King Power sounds like a term that Brendan might use to describe himself, doesn’t it? If anyone is King Power it is Brendan. And as Leicester City are the strangest of clubs, having one of the strangest managers seems entirely appropriate. If the players take against him – and it’s hard to see Jamie Vardy being much of a fan of Brendan’s philosophical bon mots – they’ll make life difficult for him.

They are one of the many victims of the existential crisis that the Premier League has created, where most of the sides have no idea what they’re even for any more. The only point of most clubs seems to be to stay in the league and hoover up money, purely to spend it to stay in the league to hoover up money, to spend it to stay in the league, to hoover up money etc etc repeat until fade, until one year, they are mercifully relegated out of this Premier League purgatory and can once again enjoy playing in a competitive league.

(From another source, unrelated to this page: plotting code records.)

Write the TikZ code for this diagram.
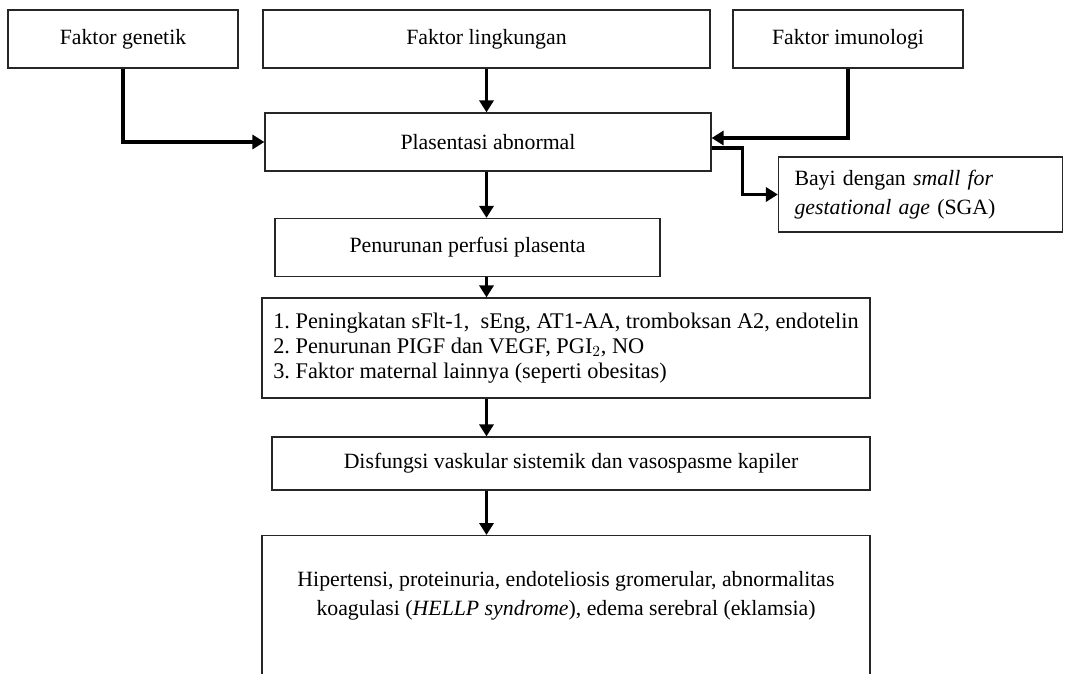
\documentclass[tikz,border=0pt]{standalone}
\usepackage{fontspec}
\setmainfont{Liberation Serif}
\usetikzlibrary{arrows.meta, positioning}

\begin{document}
\begin{tikzpicture}[
    box/.style={draw=black!85, line width=0.9pt, align=center, font=\fontsize{15.5}{19}\selectfont, inner sep=0pt},
    factorbox/.style={box, minimum height=1.45cm},
    stepbox/.style={box, minimum height=1.45cm},
    listbox/.style={box, align=left, minimum width=15.2cm, minimum height=2.5cm, font=\fontsize{15.9}{18}\selectfont},
    sgabox/.style={box, align=left, text width=6.3cm, inner xsep=0.4cm, minimum height=1.875cm, font=\fontsize{15.5}{20.5}\selectfont},
    outcomebox/.style={box, anchor=north, minimum width=15.2cm, inner ysep=0.9cm, text depth=3cm, font=\fontsize{15.5}{20.5}\selectfont},
    arrow/.style={-{Triangle[width=10pt,length=8.5pt]}, line width=2.6pt, black}
]
    \useasboundingbox (0,0) rectangle (27.275,-16.825);
    \clip (0,0) rectangle (27.275,-16.825);

    % Three factors on top.
    \node[factorbox, minimum width=5.75cm]   (genetik)    at (3.075, -0.975)   {Faktor genetik};
    \node[factorbox, minimum width=11.175cm] (lingkungan) at (12.1625, -0.975) {Faktor lingkungan};
    \node[factorbox, minimum width=5.75cm]   (imunologi)  at (21.2, -0.975)    {Faktor imunologi};

    \node[stepbox, minimum width=11.15cm] (plasentasi) at (12.2, -3.55) {Plasentasi abnormal};
    \node[sgabox] (sga) at (23.0125, -4.8625) {Bayi dengan \textit{small for}\\\textit{gestational age} (SGA)};
    \node[stepbox, minimum width=9.625cm] (penurunan) at (11.6875, -6.1875) {Penurunan perfusi plasenta};

    \node[listbox] (mediator) at (14.15, -8.7) {1.\ Peningkatan sFlt-1,\ \ sEng, AT1-AA, tromboksan A2, endotelin\\2.\ Penurunan PIGF dan VEGF, PGI$_2$, NO\\3.\ Faktor maternal lainnya (seperti obesitas)};
    \node[box, minimum width=14.95cm, minimum height=1.325cm] (disfungsi) at (14.275, -11.5875) {Disfungsi vaskular sistemik dan vasospasme kapiler};
    \node[outcomebox] (hipertensi) at (14.15, -13.375) {Hipertensi, proteinuria, endoteliosis gromerular, abnormalitas\\koagulasi (\textit{HELLP syndrome}), edema serebral (eklamsia)};

    % Connectors into the placenta box.
    \draw[arrow] (genetik.south) |- (plasentasi.west);
    \draw[arrow] (lingkungan.south) -- (plasentasi.north -| lingkungan.south);
    \draw[arrow] (imunologi.south) |- ([yshift=0.1cm]plasentasi.east);
    \draw[arrow] ([yshift=-0.15cm]plasentasi.east) -- ++(0.775,0) |- (sga.west);

    % Main chain downwards.
    \draw[arrow] (plasentasi.south -| lingkungan.south) -- (penurunan.north -| lingkungan.south);
    \draw[arrow] (penurunan.south -| lingkungan.south) -- (mediator.north -| lingkungan.south);
    \draw[arrow] (mediator.south -| lingkungan.south) -- (disfungsi.north -| lingkungan.south);
    \draw[arrow] (disfungsi.south -| lingkungan.south) -- (hipertensi.north -| lingkungan.south);

\end{tikzpicture}
\end{document}
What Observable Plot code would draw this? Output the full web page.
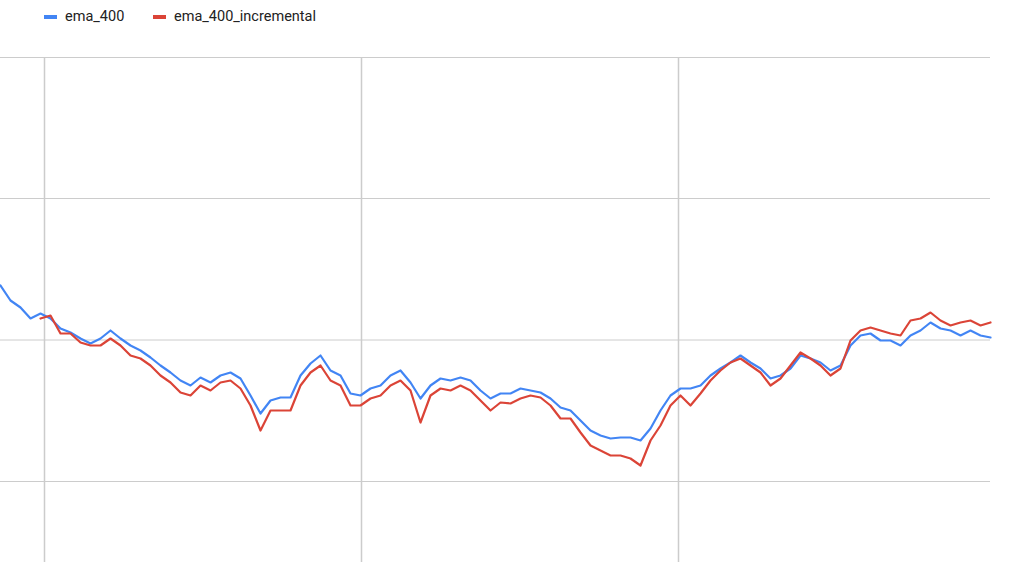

Leicester somehow managed the opposite, of course. After winning the title, even though no-one at the club expects it to happen again, that success inevitably makes everything else seem like failure. So ending up 7th will not make Brendan seem successful and the feeling that he’s only using them as a stepping stone to get another top six job will set in and soon enough, he’ll be out.

In the current climate where 18 months is a typical tenure at any club, if it takes two years for the malaise to set in, he’ll be doing well. But no matter, in whatever time he has before he gives his life to make the club successful, we shall all have a lot of fun. Welcome back Brendan. I’ll get the mince on, shall I?